Artikel ini ditulis oleh Anthony Budiawan, Managing Director PEPS (Political Economy and Policy Studies).
Ekonomi Indonesia masih tidak baik-baik saja. Pertama, kurs rupiah terus tergelincir, tembus angka psikologis Rp16.000 per dolar AS.
Kurs rupiah ditutup Rp16.009 per dolar AS pada perdagangan spot Jumat, 13 Desember 2024.

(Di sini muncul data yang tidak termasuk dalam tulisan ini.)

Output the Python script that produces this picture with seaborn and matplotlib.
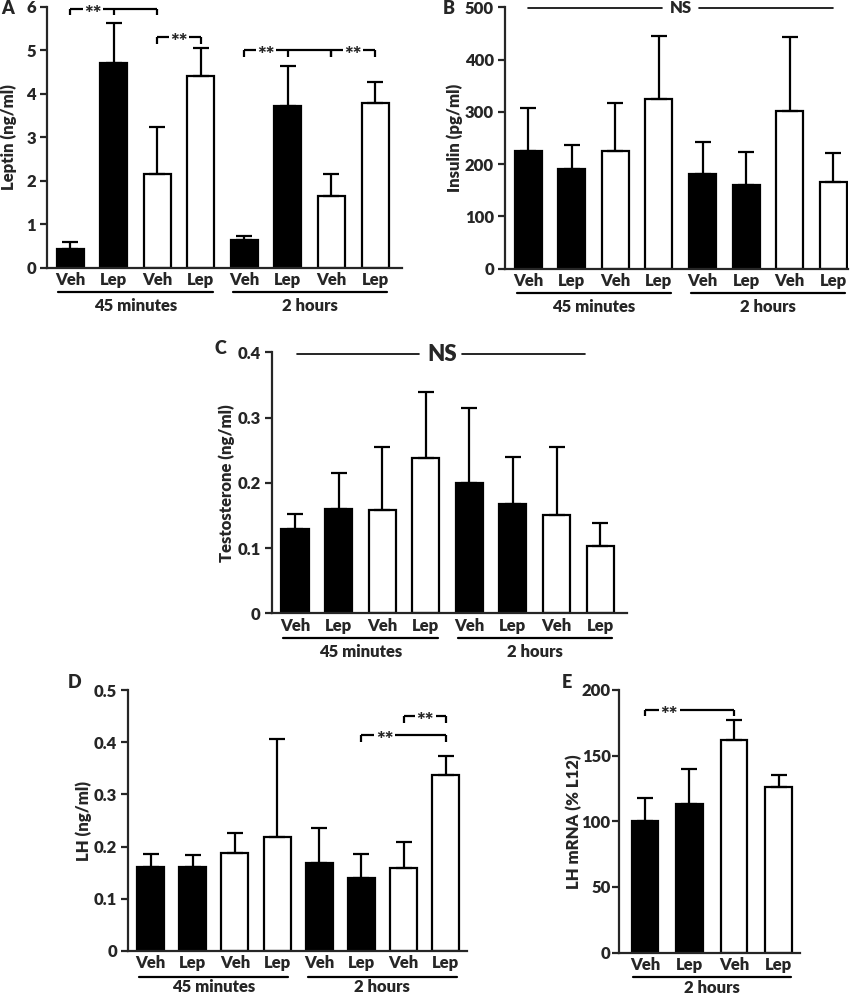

Sebelumnya, Bank Indonesia dan Kementerian Keuangan cukup yakin, rupiah akan menguat. Mungkin mengandalkan intervensi dari Bank Indonesia, yang menyebutnya intervensi rangkap tiga yang cukup berani.
Namun, sejauh ini intervensi kurs rupiah sia-sia, tidak berhasil mengangkat kurs rupiah.
Kedua, penerimaan perpajakan sampai dengan November 2024 masih jauh di bawah target. Diperkirakan, terjadi short fall sekurang-kurangnya Rp160 triliun untuk tahun ini, atau sekitar 7 persen dari anggaran. Rasio pajak diperkirakan hanya 9,5 persen. Lebih buruk dari rasio pajak 2019 sebelum pandemi sebesar 9,8 persen.
Kalau fiskal melemah terus, bisa terjadi krisis fiskal. Dampaknya, pajak akan dinaikkan, defisit dan utang membengkak, menekan pertumbuhan ekonomi, dan bisa meningkatkan kemiskinan.
Seperti biasa, Sri Mulyani mengatakan ekonomi Indonesia dalam kondisi baik. Yang masalah ekonomi dunia.
Secara dramatis, Sri Mulyani menggambarkan dunia semakin gelap. Sri Mulyani menceritakan dengan fasih kondisi ekonomi dan keuangan dunia yang semakin gelap, dengan menggunakan bahasa teknis keuangan, yang membuat kebanyakan masyarakat tidak mengerti, dan hanya manggut-manggut saja.
Bagi masyarakat awam, dunia semakin gelap berarti rupiah semakin terpuruk, ke arah Rp17.000, Rp18.000?